Operasi Spectrum dilakukan pada 1987 oleh Departemen Keamanan Dalam Negeri (DKDN) Singapura dengan menggunakan Akta Keamanan Dalam negeri (Internal Security Act - ISA). Dalam operasi keamanan ini 22 orang muda anggota Gereja Katolik Roma yang juga merupakan aktivis sosial dan professional, ditahan tanpa proses peradilan di bawah Undang-Undang Keamanan Dalam Negeri. Mereka dituduh menjadi anggota komplotan Marxis yang berbahaya yang bermaksud untuk mensubversi pemerintah yang dipimpin oleh Partai Aksi Rakyat (People's Action Party – PAP) dengan paksa, dan menggantikannya dengan sebuah negara Marxis.
Terbukti kemudian bahwa beberapa orang di antara mereka diam-diam telah membantu Partai Buruh (Workers' Party) yang merupakan partai oposisi pemerintah. Setelah mereka dilepaskan, beberapa dari bekas tahanan itu menerbitkan sebuah pernyataan yang membantah penyangkalan oleh pemerintah bahwa mereka telah disiksa. Dengan segera mereka ditahan kembali. Mereka belakangan dilepaskan dengan syarat bahwa mereka menandatangani pernyataan di bawah sumpah yang isinya menolak segala sesuatu yang pernah mereka katakan dalam pernyataan pers mereka.

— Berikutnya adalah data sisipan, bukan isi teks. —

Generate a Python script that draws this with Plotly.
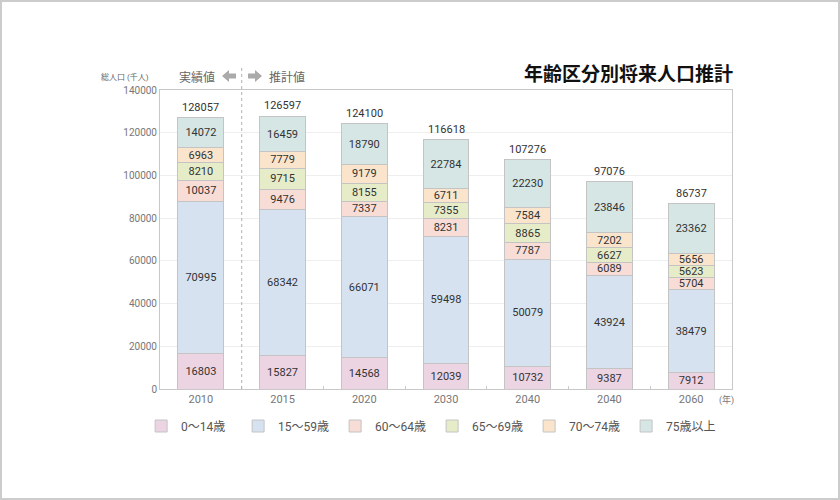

Seorang pengacara yang berani, mantan jaksa agung Francis Seow, ikut campur untuk mewakili salah seorang tahanan yang meminta bantuan hukumnya. Ketika Seow tiba di tempat penahanan, ia sendiri pun ditahan oleh Departemen Keamanan Dalam Negeri dan baru dilepaskan setelah dua bulan lebih. Ia belakangan dikenai tuduhan dan dinyatakan bersalah secara in absentia karena menghindari pembayaran pajak. Seow kini hidup di pengasingan di Amerika Serikat.
Bahkan hingga baru-baru ini, kasus komplotan Marxis ini tetap menjadi teka-teki. Para tahanan itu sendiri tidak kelihatan sesuai dengan gambaran stereotipe sebagai "agitator" yang aktivitas-aktivitasnya begitu mengganggu PAP seperti yang terjadi pada 1950-an dan 1960-an. Didorong oleh keberhasilan pemberontakan komunis di Tiongkok dan Vietnam, para tokoh kiri tua cenderung menjadi orator populis yang suka berdebat. Sebaliknya, para tahanan itu umumnya terdiri dari kaum professional yang terdidik. Malah, orang yang dituduh sebagai otak di balik komplotan ini adalah Vincent Cheng, seorang pekerjaan sosial dari Gereja Katolik Roma yang berusia 40 tahun, yang pernah belajar untuk menjadi seorang pastor. Target lainnya yang menonjol adalah seorang pengacara, Teo Soh Lung, seorang pendukung Partai Buruh, yang pernah berbenturan dengan PM Lee Kuan Yew pada suatu dengar pendapat di parlemen tentang Masyarakat Hukum pada 1986. Para tahanan lainnya termasuk pekerjaan sosial, pengacara, dan aktor.